The cost to his freedom, following the murder of both parents and his ten-year-old brother, is just five years of internment and three years of supervised release. The young boy from Elche, who turns 16 in a few days time, will be free at the age of 21, with no criminal record.
The minor, who has confessed to the murder of his parents and his brother, will be prevented by the law, however, from inheriting the family’s possessions
The sentence is the maximum that a juvenile court can pass on the adolescent for a crime that has shocked the province and has once again raised the old controversies about the Minors’ Law in Spain.
If a person over 18 years of age had committed the same crimes, the sentence imposed would be life in prison. In the case of minors, at the age of 21 they are freed without any form of criminal record, in order to facilitate their social rehabilitation.
On Sunday (20 February) it was a week since a court ordered the internment of the 15-year-old boy who confessed to having killed his parents and his 10-year-old brother with a shotgun. As he admitted in his statement to the police, on Tuesday, February 8, he first shot his mother while she was sitting on a sofa after an argument over his school grades.
Next, he killed his ten-year-old brother who ran into the room alerted by the sound of gunfire. And finally, he waited for four hours for his father to return from work to greet him with the shotgun.
He then dragged the bodies to an adjacent shed and returned to the house where he continued to play video games for three days.
It was only when other family members arrived at the house to find out why they had not heard from their relatives, that the true scale of his crimes came to light.
Since last Sunday, he has been hospitalised in a juvenile detention centre in Valencia, while the judicial investigation of the triple murder continues.
The triple parricide in Elche is not the first such case to occur locally. In 1994, Cyril Jaquet was sentenced to only two years in prison for killing his parents in Benijófar. He was 15 years old at the time.
José Rabadán, known as the ‘Katana Murderer’ after the Japanese sword that he used in the crime, was sentenced to six years of imprisonment and another two of probation for killing his parents and sister in Murcia on April 1, 2000.
These are similar sentences to those that the minor now detained in Elche will have to face, if he is convicted. In a few days he will be 16 years of age. The Spanish press is reporting that he will be released when he reaches 21 years of age, so the time he will spend in internment would be five years.
The Law of the Minor (La Ley del Menor) in Spain does not so much seek to punish the perpetrator of a crime, as his to re-educate him and reintroduce him into society.

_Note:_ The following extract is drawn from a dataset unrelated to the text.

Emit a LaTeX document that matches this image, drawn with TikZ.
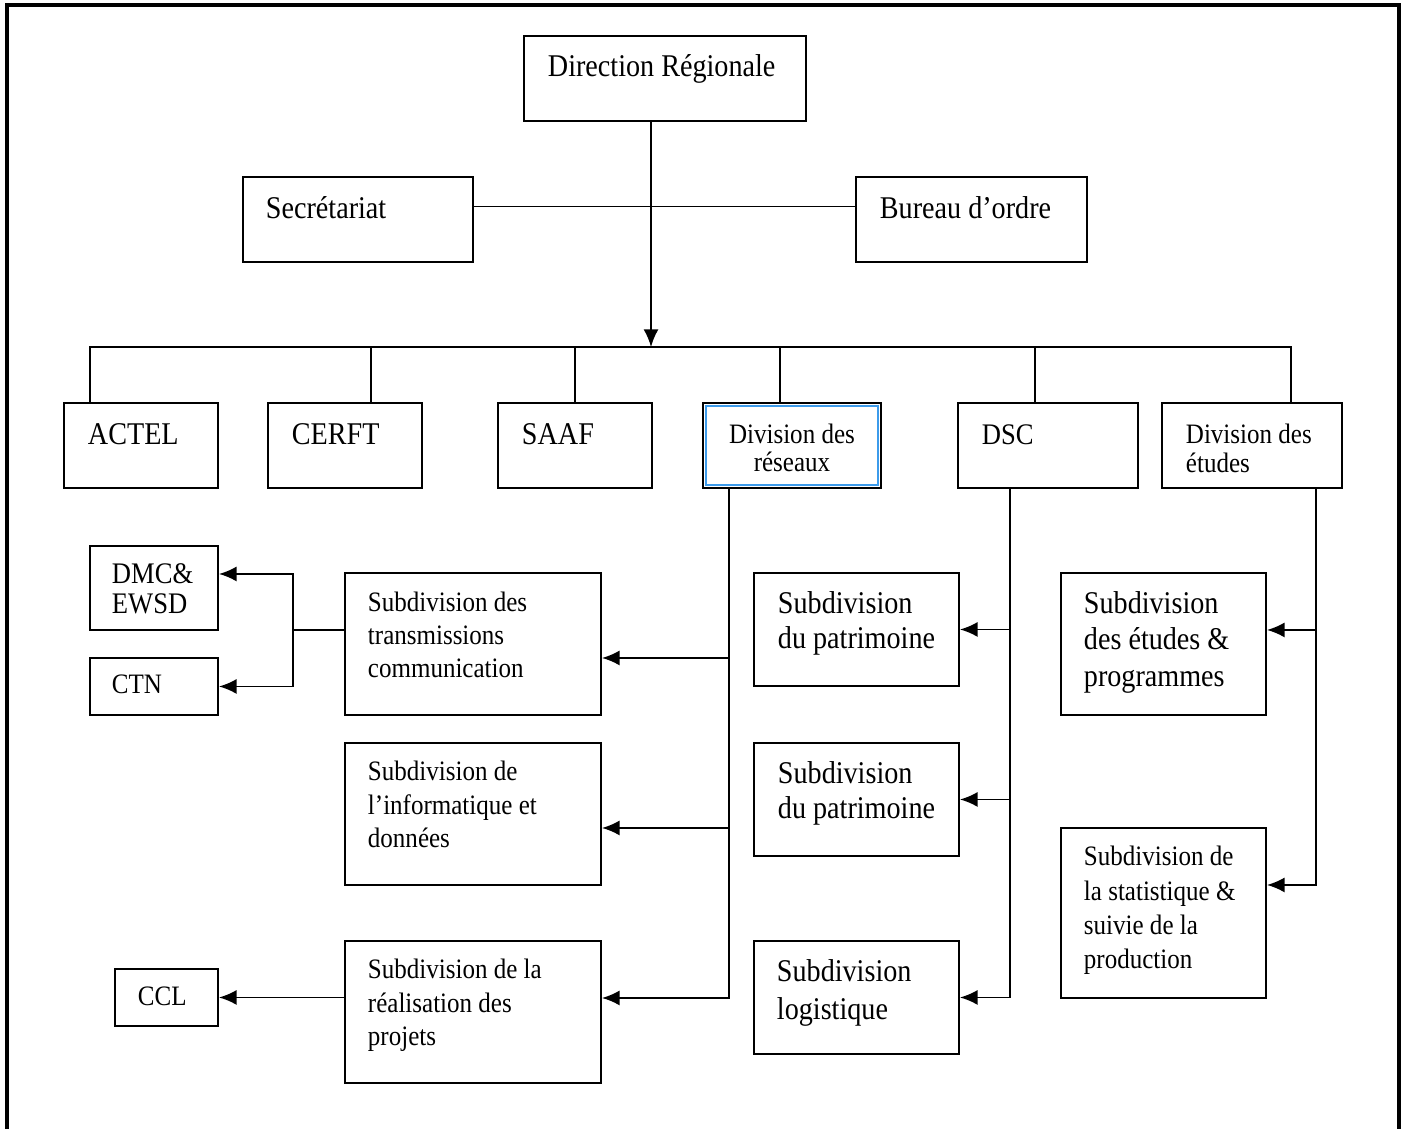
\documentclass[tikz,border=0pt]{standalone}
\usepackage{fontspec}
\setmainfont{Liberation Serif}[FakeStretch=0.89]
\usetikzlibrary{positioning,arrows.meta}
\definecolor{divblue}{HTML}{3C9BEB}

\begin{document}
\begin{tikzpicture}[x=0.02cm, y=-0.02cm,
  big/.style={font=\fontsize{18}{20.5}\selectfont},
  mid/.style={font=\fontsize{17}{17}\selectfont},
  small/.style={font=\fontsize{16}{19}\selectfont},
  org/.style n args={4}{draw, line width=1.1pt, anchor=north west, inner sep=0pt,
    align=left, text width=#1*0.02cm, text height=#3*0.02cm, text depth=(#2-#3)*0.02cm,
    execute at begin node={\spaceskip=0pt\xspaceskip=0pt\leftskip=#4}},
  link/.style={line width=1.1pt},
  flow/.style={link, -{Latex[length=10pt,width=8.5pt]}},
  back/.style={link, {Latex[length=10pt,width=8.5pt]}-},
  frame/.style={line width=2.3pt}]
\useasboundingbox (0,0) rectangle (1404,1129);
\draw[frame] (7,1129) -- (7,5) -- (1399,5) -- (1399,1129);
% top of the chart
\node[org={282}{85}{41}{0.48cm}, big] (dr) at (523,35) {Direction Régionale};
\node[org={230}{85}{42}{0.46cm}, big] (sec) at (242,176) {Secrétariat};
\node[org={231}{85}{42}{0.48cm}, big] (bur) at (855,176) {Bureau d’ordre};
% divisions
\node[org={154}{85}{42}{0.48cm}, big] (actel) at (63,402) {ACTEL};
\node[org={154}{85}{42}{0.48cm}, big] (cerft) at (267,402) {CERFT};
\node[org={154}{85}{42}{0.48cm}, big] (saaf) at (497,402) {SAAF};
\node[org={178}{85}{41}{0pt plus 1fil\rightskip=0pt plus 1fil\parfillskip=0pt}, font=\fontsize{16}{15.4}\selectfont] (res) at (702,402) {Division des\par réseaux};
\draw[link, divblue] ([shift={(4,4)}]res.north west) rectangle ([shift={(-4,-4)}]res.south east);
\node[org={180}{85}{42}{0.48cm}, mid] (dsc) at (957,402) {DSC};
\node[org={180}{85}{41}{0.48cm}, font=\fontsize{16}{16.5}\selectfont] (etu) at (1161,402) {Division des\\études};
% subdivisions
\node[org={128}{84}{38}{0.44cm}, font=\fontsize{17}{16.8}\selectfont] (dmc) at (89,545) {DMC\&\\EWSD};
\node[org={128}{57}{36}{0.44cm}, small] (ctn) at (89,657) {CTN};
\node[org={103}{57}{37}{0.46cm}, small] (ccl) at (114,968) {CCL};
\node[org={256}{142}{39}{0.46cm}, font=\fontsize{16}{18.7}\selectfont] (str) at (344,572) {Subdivision des\\transmissions\\communication};
\node[org={256}{142}{38}{0.46cm}, font=\fontsize{16}{18.9}\selectfont] (info) at (344,742) {Subdivision de\\l’informatique et\\données};
\node[org={256}{142}{38}{0.46cm}, font=\fontsize{16}{18.9}\selectfont] (real) at (344,940) {Subdivision de la\\réalisation des\\projets};
\node[org={205}{113}{41}{0.48cm}, font=\fontsize{18}{19.9}\selectfont] (pat1) at (753,572) {Subdivision\\du patrimoine};
\node[org={205}{113}{41}{0.48cm}, font=\fontsize{18}{19.9}\selectfont] (pat2) at (753,742) {Subdivision\\du patrimoine};
\node[org={205}{113}{41}{0.46cm}, font=\fontsize{18}{21.6}\selectfont] (logi) at (753,940) {Subdivision\\logistique};
\node[org={205}{142}{41}{0.46cm}, big] (sube) at (1060,572) {Subdivision\\des études \&\\programmes};
\node[org={205}{170}{38}{0.46cm}, font=\fontsize{16}{19.4}\selectfont] (stat) at (1060,827) {Subdivision de\\la statistique \&\\suivie de la\\production};
% connectors
\coordinate (hub) at (651,347);
\draw[flow] (dr.south -| hub) -- (hub);
\draw[link] ([shift={(0,-13)}]sec.east) -- ([shift={(0,-13)}]bur.west);
\foreach \n/\s in {actel/-51, cerft/26, saaf/0, res/-12, dsc/-13, etu/39}
  \draw[link] ([shift={(\s,0)}]\n.north) |- (hub);
\coordinate (rt) at ([shift={(-63,0)}]res.south);
\draw[back] ([shift={(0,14)}]str.east) -| (rt);
\draw[back] ([shift={(0,14)}]info.east) -| (rt);
\draw[back] ([shift={(0,-14)}]real.east) -| (rt);
\coordinate (dt) at ([shift={(-38,0)}]dsc.south);
\foreach \n in {pat1, pat2, logi}
  \draw[back] (\n.east) -| (dt);
\coordinate (et) at ([shift={(64,0)}]etu.south);
\draw[back] ([shift={(0,-14)}]sube.east) -| (et);
\draw[back] ([shift={(0,-28)}]stat.east) -| (et);
\coordinate (fork) at ([shift={(-51,-14)}]str.west);
\draw[link] ([shift={(0,-14)}]str.west) -- (fork);
\draw[flow] (fork) |- ([shift={(0,-14)}]dmc.east);
\draw[flow] (fork) |- (ctn.east);
\draw[flow] (real.west |- ccl.east) -- (ccl.east);
\end{tikzpicture}
\end{document}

This same legislative procedure also provides that once the convicted individual reaches the age of 18, he can spend the remainder of his sentence in an adult prison, although that would appear to have been ruled out in this case. However, once the sentence has been served, he would then have to spend up to a maximum of three years on probation, a period during which the offender is subject to special supervision so that he is able to obtain the necessary skills for his social re-integration.
According to the forecasts from the Juvenile Prosecutor’s Office, the investigation will not take very long. Sources from the Benalúa Palace of Justice, where the juvenile courts are located, indicate that the case could be tried and sentenced within three months. At this time, the investigating officers are waiting the analysis of all the samples collected at the crime scene.